TRENTON
– Attorney General Peter C. Harvey
today announced that Canary Capital Partners
LLC, Edward J. Stern, the hedge fund’s
managing principal, and two related firms
will pay New Jersey $10 million to resolve
allegations that they market timed mutual
funds and engaged in illegal late trading
to the detriment of long-term shareholders
of the mutual funds.
Stern
and the Secaucus-based firms – Canary
Capital Partners LLC, Canary Capital Investment
LLC and Canary Capital Partners Ltd. (collectively,
“Canary”) – allegedly
used a variety of schemes and devices
to conceal their trading. They also allegedly
offered various financial incentives to
mutual fund companies and brokerage firms
for the opportunity to late trade and/or
market time funds, and for non-public
information about mutual fund portfolio
holdings.
Stern
and Canary have agreed to cooperate fully
in any further investigations being conducted
by the Attorney General’s Office,
including the New Jersey Bureau of Securities.
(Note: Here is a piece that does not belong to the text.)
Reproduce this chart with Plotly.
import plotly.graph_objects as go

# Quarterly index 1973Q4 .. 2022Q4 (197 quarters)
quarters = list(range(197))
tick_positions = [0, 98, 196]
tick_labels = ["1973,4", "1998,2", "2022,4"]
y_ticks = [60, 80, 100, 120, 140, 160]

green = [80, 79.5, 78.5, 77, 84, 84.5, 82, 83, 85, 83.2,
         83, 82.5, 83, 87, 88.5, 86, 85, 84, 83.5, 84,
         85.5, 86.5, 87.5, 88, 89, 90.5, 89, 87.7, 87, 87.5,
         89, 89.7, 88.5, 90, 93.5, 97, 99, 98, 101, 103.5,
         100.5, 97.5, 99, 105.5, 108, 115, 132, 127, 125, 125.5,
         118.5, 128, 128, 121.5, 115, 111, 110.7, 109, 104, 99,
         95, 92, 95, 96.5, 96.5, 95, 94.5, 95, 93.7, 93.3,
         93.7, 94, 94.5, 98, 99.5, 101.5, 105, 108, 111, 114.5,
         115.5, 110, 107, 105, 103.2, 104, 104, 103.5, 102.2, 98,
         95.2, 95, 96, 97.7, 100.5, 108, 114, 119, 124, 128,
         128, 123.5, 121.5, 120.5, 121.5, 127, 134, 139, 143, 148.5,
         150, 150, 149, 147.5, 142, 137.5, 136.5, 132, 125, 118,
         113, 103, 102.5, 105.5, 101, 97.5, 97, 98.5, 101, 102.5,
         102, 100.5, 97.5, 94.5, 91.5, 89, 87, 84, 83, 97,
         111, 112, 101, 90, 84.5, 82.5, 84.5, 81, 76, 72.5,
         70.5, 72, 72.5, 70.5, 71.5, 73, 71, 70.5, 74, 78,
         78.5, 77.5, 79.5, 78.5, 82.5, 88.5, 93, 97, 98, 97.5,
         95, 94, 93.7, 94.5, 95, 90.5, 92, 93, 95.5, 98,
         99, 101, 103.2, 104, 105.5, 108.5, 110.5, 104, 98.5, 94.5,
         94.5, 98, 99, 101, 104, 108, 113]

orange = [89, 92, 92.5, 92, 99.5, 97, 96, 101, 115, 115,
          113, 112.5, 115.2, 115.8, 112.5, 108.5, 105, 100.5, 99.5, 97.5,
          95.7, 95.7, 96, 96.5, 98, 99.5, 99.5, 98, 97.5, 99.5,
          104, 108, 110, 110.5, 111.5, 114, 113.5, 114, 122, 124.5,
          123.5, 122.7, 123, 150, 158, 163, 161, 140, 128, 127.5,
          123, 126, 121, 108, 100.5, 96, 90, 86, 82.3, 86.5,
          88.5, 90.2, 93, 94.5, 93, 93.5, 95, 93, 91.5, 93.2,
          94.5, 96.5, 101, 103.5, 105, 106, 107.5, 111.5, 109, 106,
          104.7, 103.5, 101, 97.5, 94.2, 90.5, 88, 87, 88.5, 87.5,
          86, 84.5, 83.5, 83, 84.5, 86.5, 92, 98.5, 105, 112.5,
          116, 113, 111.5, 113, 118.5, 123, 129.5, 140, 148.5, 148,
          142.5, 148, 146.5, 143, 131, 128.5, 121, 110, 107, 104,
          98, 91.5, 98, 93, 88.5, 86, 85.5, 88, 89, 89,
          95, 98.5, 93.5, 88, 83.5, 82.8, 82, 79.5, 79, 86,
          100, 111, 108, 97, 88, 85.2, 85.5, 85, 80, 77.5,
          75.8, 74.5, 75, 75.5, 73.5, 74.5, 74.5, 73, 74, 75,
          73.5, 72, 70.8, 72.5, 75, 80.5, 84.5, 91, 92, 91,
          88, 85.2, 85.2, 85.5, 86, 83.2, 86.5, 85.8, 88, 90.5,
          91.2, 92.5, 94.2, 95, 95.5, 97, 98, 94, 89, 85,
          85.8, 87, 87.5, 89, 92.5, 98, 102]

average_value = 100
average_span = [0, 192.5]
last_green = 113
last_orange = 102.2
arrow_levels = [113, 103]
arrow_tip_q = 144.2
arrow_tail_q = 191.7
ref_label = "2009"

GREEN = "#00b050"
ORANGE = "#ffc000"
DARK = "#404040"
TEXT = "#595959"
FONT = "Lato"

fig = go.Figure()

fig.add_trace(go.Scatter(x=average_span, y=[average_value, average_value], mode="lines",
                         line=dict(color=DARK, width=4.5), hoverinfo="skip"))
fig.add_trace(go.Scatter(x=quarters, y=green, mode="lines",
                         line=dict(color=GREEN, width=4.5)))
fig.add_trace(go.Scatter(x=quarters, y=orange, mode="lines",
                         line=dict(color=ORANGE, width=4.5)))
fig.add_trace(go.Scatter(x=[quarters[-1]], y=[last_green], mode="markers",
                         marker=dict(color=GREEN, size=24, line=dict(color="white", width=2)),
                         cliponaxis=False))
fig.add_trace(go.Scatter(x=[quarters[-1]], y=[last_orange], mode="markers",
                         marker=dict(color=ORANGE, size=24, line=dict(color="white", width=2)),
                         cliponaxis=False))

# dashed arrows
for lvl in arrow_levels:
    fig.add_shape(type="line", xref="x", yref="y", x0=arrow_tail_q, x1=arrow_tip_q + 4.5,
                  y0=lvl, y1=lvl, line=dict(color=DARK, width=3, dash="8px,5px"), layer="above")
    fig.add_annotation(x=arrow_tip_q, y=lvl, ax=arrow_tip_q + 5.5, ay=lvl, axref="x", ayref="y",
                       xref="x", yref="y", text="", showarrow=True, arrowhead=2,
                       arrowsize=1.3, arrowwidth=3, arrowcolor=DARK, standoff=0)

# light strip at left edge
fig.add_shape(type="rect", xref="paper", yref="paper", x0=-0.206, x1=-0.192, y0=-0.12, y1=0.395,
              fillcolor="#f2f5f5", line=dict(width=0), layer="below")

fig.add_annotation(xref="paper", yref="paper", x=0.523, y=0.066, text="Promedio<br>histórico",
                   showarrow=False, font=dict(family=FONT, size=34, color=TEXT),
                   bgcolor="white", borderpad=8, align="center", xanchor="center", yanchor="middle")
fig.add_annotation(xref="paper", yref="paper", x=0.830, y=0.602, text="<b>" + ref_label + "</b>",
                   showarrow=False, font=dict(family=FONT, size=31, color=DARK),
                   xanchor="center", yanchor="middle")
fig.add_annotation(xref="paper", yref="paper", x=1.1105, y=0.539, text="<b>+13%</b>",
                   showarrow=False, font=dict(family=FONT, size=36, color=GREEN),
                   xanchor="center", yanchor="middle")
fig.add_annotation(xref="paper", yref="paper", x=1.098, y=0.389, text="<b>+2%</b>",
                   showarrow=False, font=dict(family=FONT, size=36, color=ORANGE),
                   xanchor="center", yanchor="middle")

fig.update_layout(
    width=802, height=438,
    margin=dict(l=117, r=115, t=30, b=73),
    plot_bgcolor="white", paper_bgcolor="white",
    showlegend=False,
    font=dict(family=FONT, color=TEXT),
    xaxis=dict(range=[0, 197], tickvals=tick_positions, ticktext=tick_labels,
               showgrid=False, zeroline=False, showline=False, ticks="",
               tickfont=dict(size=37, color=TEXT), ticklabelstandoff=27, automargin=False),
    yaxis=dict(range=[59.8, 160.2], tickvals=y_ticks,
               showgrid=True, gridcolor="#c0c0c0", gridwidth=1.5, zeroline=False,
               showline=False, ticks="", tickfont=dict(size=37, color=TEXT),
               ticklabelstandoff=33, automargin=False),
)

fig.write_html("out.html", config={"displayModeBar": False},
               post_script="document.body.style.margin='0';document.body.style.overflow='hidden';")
They also have agreed to ensure the cooperation
of any entities in which they have an
ownership interest or managerial role
and of all officers, directors, agents
and employees of Canary and such entities.
Stern and Canary have agreed as part of
the settlement to be barred for 13 years
from acting as broker-dealers or investment
advisers.
“Market
timing and late trading conduct hurts
individual investors by reducing the value
of their mutual fund shares,” said
Attorney General Harvey. “We will
protect the money of small investors from
rapid trading and after hours transactions
since these arrangements violate the rules
of the funds and the securities laws.”
The
Bureau of Securities found that Canary
and Stern engaged in late trading by buying
and selling mutual funds after the 4 p.m.
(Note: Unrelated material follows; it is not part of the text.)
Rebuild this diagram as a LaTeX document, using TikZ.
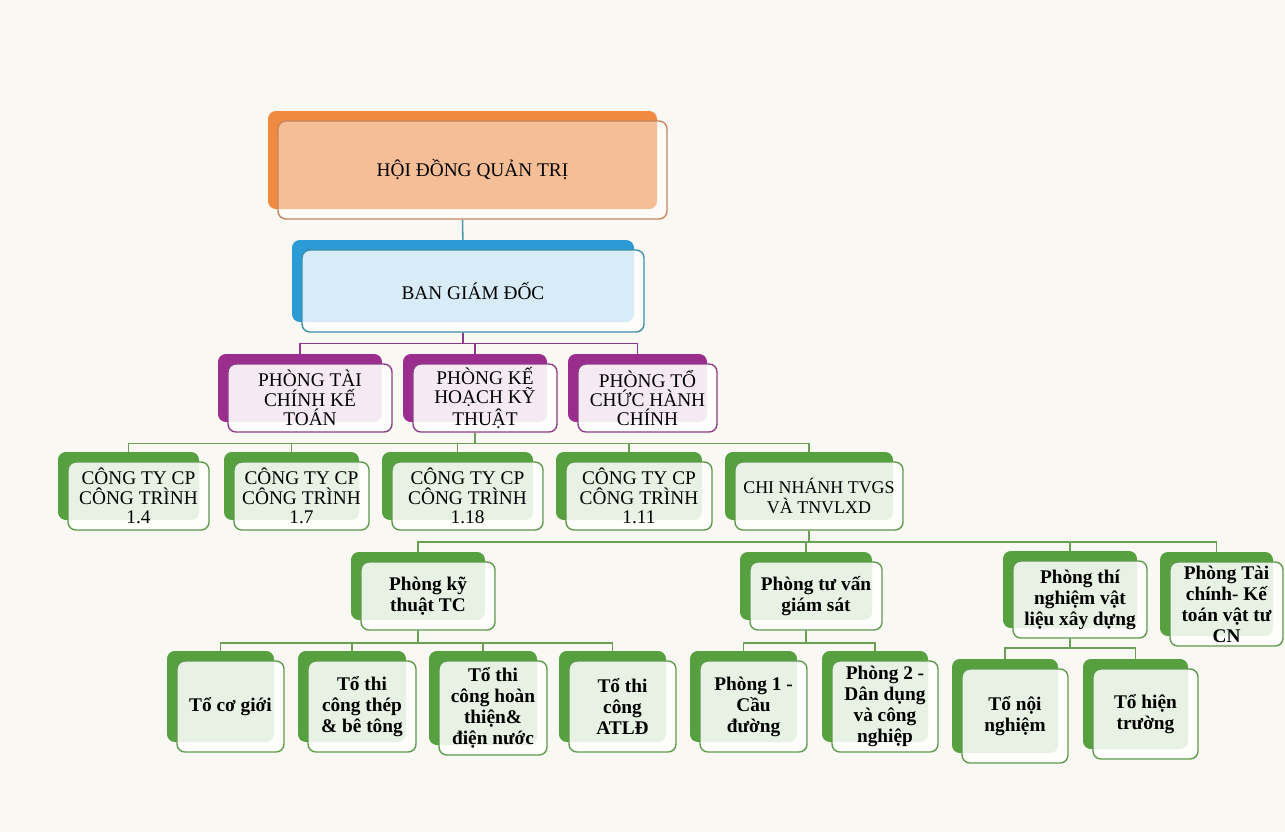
\documentclass[tikz,border=0pt]{standalone}
\usepackage{fontspec}
\setmainfont{Liberation Serif}
\usetikzlibrary{shadows}
\usepackage{xcolor}

\definecolor{paper}{HTML}{FAF8F2}
\definecolor{orback}{HTML}{F08A40}
\definecolor{ordraw}{HTML}{C8835E}
\definecolor{blback}{HTML}{2C9AD5}
\definecolor{bldraw}{HTML}{3A8EA8}
\definecolor{puback}{HTML}{9B2D8E}
\definecolor{pudraw}{HTML}{8C3D85}
\definecolor{grback}{HTML}{56A040}
\definecolor{grdraw}{HTML}{5E9A4C}
\definecolor{tealline}{HTML}{4D9AAA}
\definecolor{puline}{HTML}{8E3A8A}
\definecolor{grline}{HTML}{6AA056}

\pgfdeclarelayer{paperlayer}
\pgfdeclarelayer{linklayer}
\pgfsetlayers{paperlayer,linklayer,main}

\tikzset{
  unit/.style 2 args={minimum width=#1*0.02cm, minimum height=#2*0.02cm},
  card/.style={draw=#1, line width=0.8pt, rounded corners=4.5pt, inner sep=1.5pt,
    align=center, fill=white, text opacity=1,
    font=\fontsize{11}{11}\selectfont},
  backcard/.style={general shadow={shadow xshift=-0.2cm, shadow yshift=0.2cm,
    fill=#1, fill opacity=1}},
  orcard/.style={card=ordraw, fill opacity=0.45, backcard=orback},
  blcard/.style={card=bldraw, fill opacity=0.82, backcard=blback},
  pucard/.style={card=pudraw, fill opacity=0.9, backcard=puback},
  grcard/.style={card=grdraw, fill opacity=0.86, backcard=grback},
  grbold/.style={grcard, font=\fontsize{11}{12}\selectfont\bfseries},
  link/.style={line width=0.9pt, draw=#1}
}

\begin{document}
\begin{tikzpicture}[x=0.02cm, y=-0.02cm]
\begin{pgfonlayer}{paperlayer}
\fill[paper] (0,0) rectangle (1285,832);
\end{pgfonlayer}

% top
\node[orcard, unit={389}{98}] (hdqt) at (472.5,170) {HỘI ĐỒNG QUẢN TRỊ};
\node[blcard, unit={342}{82}] (bgd) at (473,291) {BAN GIÁM ĐỐC};

% phong ban
\node[pucard, unit={164}{68}] (ptckt) at (310,398) {PHÒNG TÀI\\CHÍNH KẾ\\TOÁN};
\node[pucard, unit={144}{68}] (pkhkt) at (485,398) {PHÒNG KẾ\\HOẠCH KỸ\\THUẬT};
\node[pucard, unit={139}{68}] (ptchc) at (647.5,398) {PHÒNG TỔ\\CHỨC HÀNH\\CHÍNH};

% cong ty
\node[grcard, unit={141}{68}] (c14) at (138.5,496) {CÔNG TY CP\\CÔNG TRÌNH\\1.4};
\node[grcard, unit={135}{68}] (c17) at (301.5,496) {CÔNG TY CP\\CÔNG TRÌNH\\1.7};
\node[grcard, unit={151}{68}] (c118) at (467.5,496) {CÔNG TY CP\\CÔNG TRÌNH\\1.18};
\node[grcard, unit={146}{68}] (c111) at (639,496) {CÔNG TY CP\\CÔNG TRÌNH\\1.11};
\node[grcard, unit={168}{68}, font=\fontsize{10.2}{11}\selectfont] (cn) at (819,496) {CHI NHÁNH TVGS\\VÀ TNVLXD};

% chi nhanh
\node[grbold, unit={134}{68}] (pkttc) at (428,596) {Phòng kỹ\\thuật TC};
\node[grbold, unit={132}{68}] (ptvgs) at (816,596) {Phòng tư vấn\\giám sát};
\node[grbold, unit={134}{77}] (ptn) at (1080,599.5) {Phòng thí\\nghiệm vật\\liệu xây dựng};
\node[grbold, unit={113}{84}, inner sep=0.5pt] (ptcvt) at (1226.5,604) {Phòng Tài\\chính- Kế\\toán vật tư\\CN};

% to, phong
\node[grbold, unit={107}{91}] (tcg) at (230.5,706.5) {Tổ cơ giới};
\node[grbold, unit={108}{91}] (ttbt) at (362,706.5) {Tổ thi\\công thép\\\& bê tông};
\node[grbold, unit={108}{94}] (thdn) at (493,708) {Tổ thi\\công hoàn\\thiện\&\\điện nước};
\node[grbold, unit={107}{91}] (tatld) at (622.5,706.5) {Tổ thi\\công\\ATLĐ};
\node[grbold, unit={107}{91}] (p1) at (753.5,706.5) {Phòng 1 -\\Cầu\\đường};
\node[grbold, unit={106}{91}] (p2) at (885,706.5) {Phòng 2 -\\Dân dụng\\và công\\nghiệp};
\node[grbold, unit={106}{94}] (tnn) at (1015,716) {Tổ nội\\nghiệm};
\node[grbold, unit={105}{90}] (tht) at (1145.5,714) {Tổ hiện\\trường};

% connectors
\begin{pgfonlayer}{linklayer}
\draw[link=tealline] ([xshift=-2mm]hdqt.south) -- ([xshift=-2mm]bgd.north);
\coordinate (bus0) at ([shift={(-10,11)}]bgd.south);
\draw[link=puline] ([xshift=-2mm]bgd.south) -- (bus0);
\foreach \c in {ptckt,pkhkt,ptchc}
  \draw[link=puline] ([xshift=-2mm]\c.north) |- (bus0);
\coordinate (bus1) at ([shift={(-10,11)}]pkhkt.south);
\draw[link=grline] ([xshift=-2mm]pkhkt.south) -- (bus1);
\foreach \c in {c14,c17,c118,c111,cn}
  \draw[link=grline] ([xshift=-2mm]\c.north) |- (bus1);
\coordinate (bus2) at ([shift={(-10,11)}]cn.south);
\draw[link=grline] ([xshift=-2mm]cn.south) -- (bus2);
\foreach \c in {pkttc,ptvgs,ptn,ptcvt}
  \draw[link=grline] ([xshift=-2mm]\c.north) |- (bus2);
\coordinate (bus3) at ([shift={(-10,12)}]pkttc.south);
\draw[link=grline] ([xshift=-2mm]pkttc.south) -- (bus3);
\foreach \c in {tcg,ttbt,thdn,tatld}
  \draw[link=grline] ([xshift=-2mm]\c.north) |- (bus3);
\coordinate (bus4) at ([shift={(-10,12)}]ptvgs.south);
\draw[link=grline] ([xshift=-2mm]ptvgs.south) -- (bus4);
\foreach \c in {p1,p2}
  \draw[link=grline] ([xshift=-2mm]\c.north) |- (bus4);
\coordinate (bus5) at ([shift={(-10,9)}]ptn.south);
\draw[link=grline] ([xshift=-2mm]ptn.south) -- (bus5);
\foreach \c in {tnn,tht}
  \draw[link=grline] ([xshift=-2mm]\c.north) |- (bus5);
\end{pgfonlayer}
\end{tikzpicture}
\end{document}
close of the market in violation of federal
securities law and regulations. Late trading
involves a privileged investor making
trades after hours when mutual fund shares
are frozen at the closing price, in order
to take advantage of late-breaking events
that impact the share price when the market
reopens.
In
addition, the Bureau of Securities found
that Canary and Stern engaged in market
timing of mutual funds and mutual fund
sub-accounts of variable annuity products
by making frequent trades into and out
of the funds to take advantage of market
fluctuations. Most funds have policies
against market timing, which works to
the detriment of long-term investors by
(1) allowing the market timer to siphon
off short-term profits and dilute the
value of the fund, (2) increasing the
transactional costs of the fund, and (3)
making the fund more difficult to manage.
“The
New Jersey Bureau of Securities plays
an important role by registering securities
and those in the investment industry,
and by enforcing our securities laws,”
said Bureau Chief Franklin L. Widmann.
“We investigate individual cases
of fraud as well as wider patterns of
abuse within the industry, such as we
had in this case. We urge any investor
who suspects fraud or improper practices
to notify the Bureau.”
Investors
can telepzone the Bureau of Securities
at 973-504-3600, or call
toll-free from within New Jersey at 1-866-838-6240.
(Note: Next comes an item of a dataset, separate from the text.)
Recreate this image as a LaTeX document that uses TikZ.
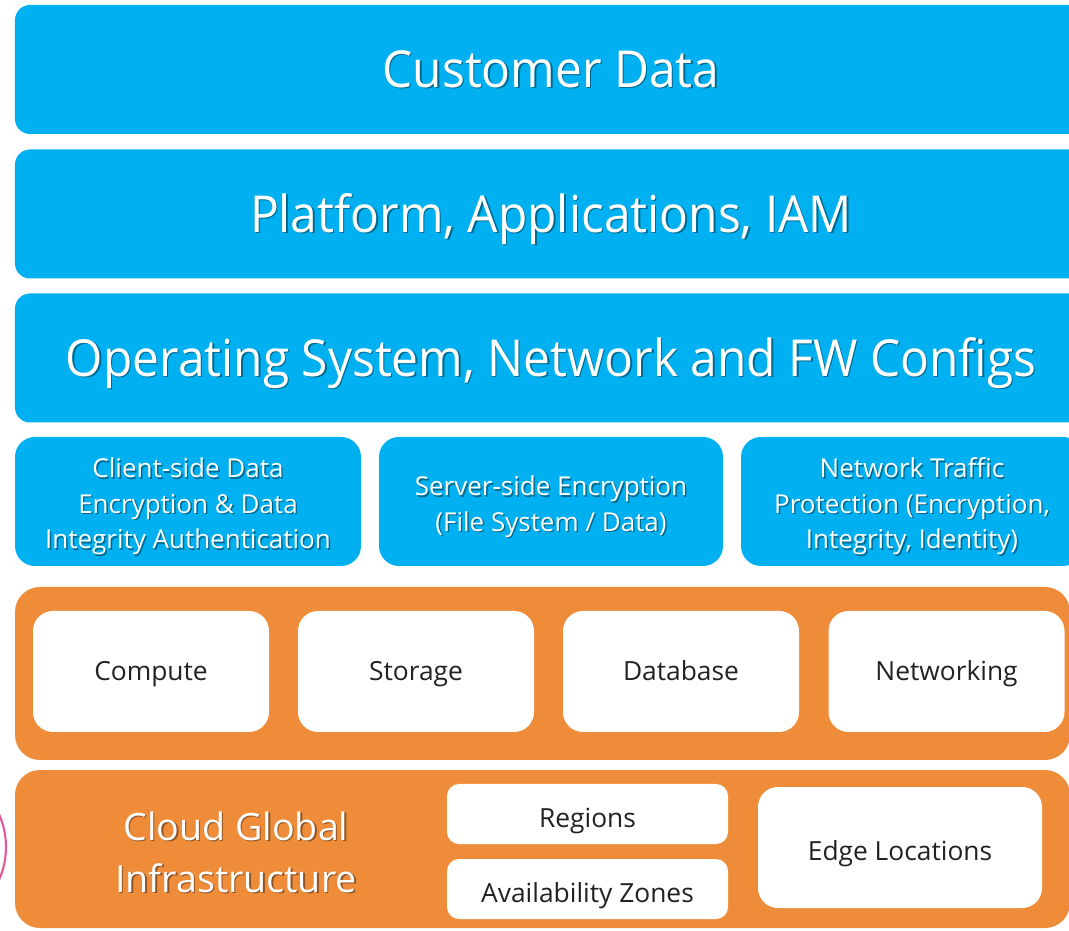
\documentclass[tikz,border=0pt]{standalone}
\usepackage{fontspec}
\setmainfont{Open Sans}
\newfontfamily\bannerfont[FakeStretch=0.94]{Open Sans}
\definecolor{skyblue}{HTML}{00B0F0}
\definecolor{tangerine}{HTML}{EF8C3A}
\definecolor{inkgray}{HTML}{222222}
\definecolor{rosering}{HTML}{E2579A}
\newcommand{\shtext}[2][black!40!skyblue]{\leavevmode\rlap{\kern0.4pt\raisebox{-0.4pt}{\textcolor{#1}{#2}}}#2}
\newcommand{\topgap}{\rule{0pt}{9pt}}
\tikzset{
layer/.style={fill=skyblue, rounded corners=0.15cm, text=white, inner sep=0pt,
  minimum width=10.72cm, minimum height=1.29cm, text height=10.3pt, text depth=0pt,
  font=\bannerfont\fontsize{14.5}{17}\selectfont},
guard/.style={fill=skyblue, rounded corners=0.2cm, text=white, inner sep=0pt, align=center,
  minimum height=1.29cm, font=\fontsize{7.4}{10.1}\selectfont},
tray/.style={fill=tangerine, rounded corners=0.25cm, inner sep=0pt, minimum width=10.55cm},
service/.style={fill=white, rounded corners=0.2cm, text=inkgray, inner sep=0pt,
  minimum width=2.36cm, minimum height=1.21cm, text height=5.3pt, text depth=0pt,
  font=\fontsize{7.5}{9}\selectfont},
zone/.style={fill=white, rounded corners=0.12cm, text=inkgray, inner sep=0pt,
  minimum width=2.81cm, minimum height=0.60cm, text height=7.6pt, text depth=0pt,
  font=\fontsize{7.5}{9}\selectfont}
}
\begin{document}
\begin{tikzpicture}
\useasboundingbox (0,0) rectangle (10.69,9.30);
\clip (0,0) rectangle (10.69,9.30);
\node[layer] (custdata) at (5.51,8.605) {\shtext{Customer Data}};
\node[layer] (platform) at (5.51,7.16) {\shtext{Platform, Applications, IAM}};
\node[layer] (opsys) at (5.51,5.72) {\shtext{Operating System, Network and FW Configs}};
\node[guard, minimum width=3.46cm] (clientenc) at (1.88,4.285)
  {\topgap\shtext{Client-side Data}\\\shtext{Encryption \& Data}\\\shtext{Integrity Authentication}};
\node[guard, minimum width=3.44cm] (serverenc) at (5.51,4.285)
  {\topgap\shtext{Server-side Encryption}\\\shtext{(File System / Data)}};
\node[guard, minimum width=3.42cm] (traffic) at (9.12,4.285)
  {\topgap\shtext{Network Traffic}\\\shtext{Protection (Encryption,}\\\shtext{Integrity, Identity)}};
\node[tray, minimum height=1.73cm] (foundation) at (5.425,2.565) {};
\node[service] (compute) at (1.51,2.585) {Compute};
\node[service] (storage) at (4.16,2.585) {Storage};
\node[service] (database) at (6.81,2.585) {Database};
\node[service] (networking) at (9.465,2.585) {Networking};
\node[tray, minimum height=1.58cm] (globalinfra) at (5.425,0.81) {};
\node[text=white, align=center, font=\fontsize{10.7}{14.8}\selectfont] (cloudlbl) at (2.36,0.77)
  {\shtext[black!40!tangerine]{Cloud Global}\\\shtext[black!40!tangerine]{Infrastructure}};
\node[zone] (regions) at (5.875,1.16) {Regions};
\node[zone] (azones) at (5.875,0.41) {Availability Zones};
\node[service, minimum width=2.84cm, text height=7.6pt] (edgeloc) at (9.00,0.825) {Edge Locations};
\draw[rosering, line width=0.6pt] (-0.745,0.83) circle [radius=0.805];
\end{tikzpicture}
\end{document}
They also can reach the Bureau through
its Web site www.NJConsumerAffairs.com/bos.htm.
Chief of Enforcement Richard Barry and
Investigating Attorney Julian Leone conducted
the investigation for the Attorney General’s
Office.
In
some cases, mutual fund companies and
brokerage firms permitted Canary and Stern
to market time funds in exchange for “sticky
assets,” longer-term investments
that generated commissions and fees.